Greetings from the land of crab cakes, Orioles fans, and much cheaper than NYC prices. The family and I have spent the weekend in Maryland visiting relatives, and today we’re headed to Washington, D.C. for some sightseeing and maybe a trip to the Oval Office, where I’ll try to convince our nearly-3-year-old son that he really is more qualified to be President than the guy currently doing the job. (By the way, highlight of the weekend for him is the discovery of this way-cool bubbles-making toy my wife’s aunt has. It’s called a Bubbles Making Bubbles stick, and that photo above was taken by my wife. He played with that thing for like an hour. And yeah, one’s headed to our apartment right now. God bless Amazon.)
First up today, so much is being said and written about this “so bad it’s hard to believe they can say it’s good with a straight face” health care bill that may be voted on by Congress this week.

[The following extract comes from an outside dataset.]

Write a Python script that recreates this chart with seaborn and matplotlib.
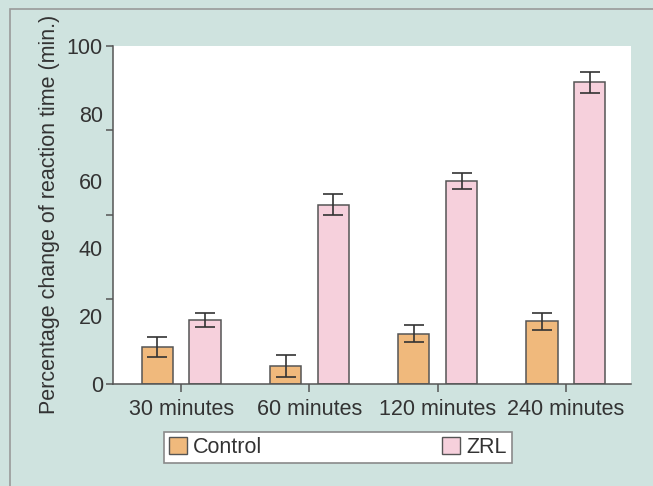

I don’t want to get into every single lie or mistruth being uttered about it, or how disastrous this would be for so many people. Here, instead, is a simple 90-second video featuring a West Virginia woman confronting her Senator, Shelley Capito, about what will happen to the woman’s daughter if “TrumpCare” is passed.
Simple, powerful, effective.
**Next up today, I thought this was pretty ingenious. Stephen Colbert flew to Russia to be on a Russian talk show, to announce he’s running for President in 2020. “Might as well cut out the middleman,” Colbert said.
Of course he’s not really running, but this was oddly fascinating to watch, Colbert as a guest on Russian TV.
**Finally today, you may have missed this over the weekend but if you watching Netflix’s “Making A Murderer” you’re probably as obsessed with the cases it covered as I am. Anyway, it looks like a grievous wrong was finally righted on Friday. Brendan Dassey, the nephew of convicter murderer Steven Avery, was forced into a confession and verbally taken advantage of by Wisconsin sheriff Dept., then sentenced to life in prison in 2007.
Thanks in part to the huge success of the documentary, Dassey’s plight has gotten a lot of attention, and Friday he got one step closer to much-deserved freedom. A federal appeals court ruled that his confession was illegally obtained, and that unless the state wants to retry him within the next 90 days, or appeal to the Supreme Court, he will be set free.
Dassey’s plight was the most tragic part of “Making a Murderer;
a mentally challenged kid totally steamrolled by the legal system. Now, finally, it looks like justice will be done.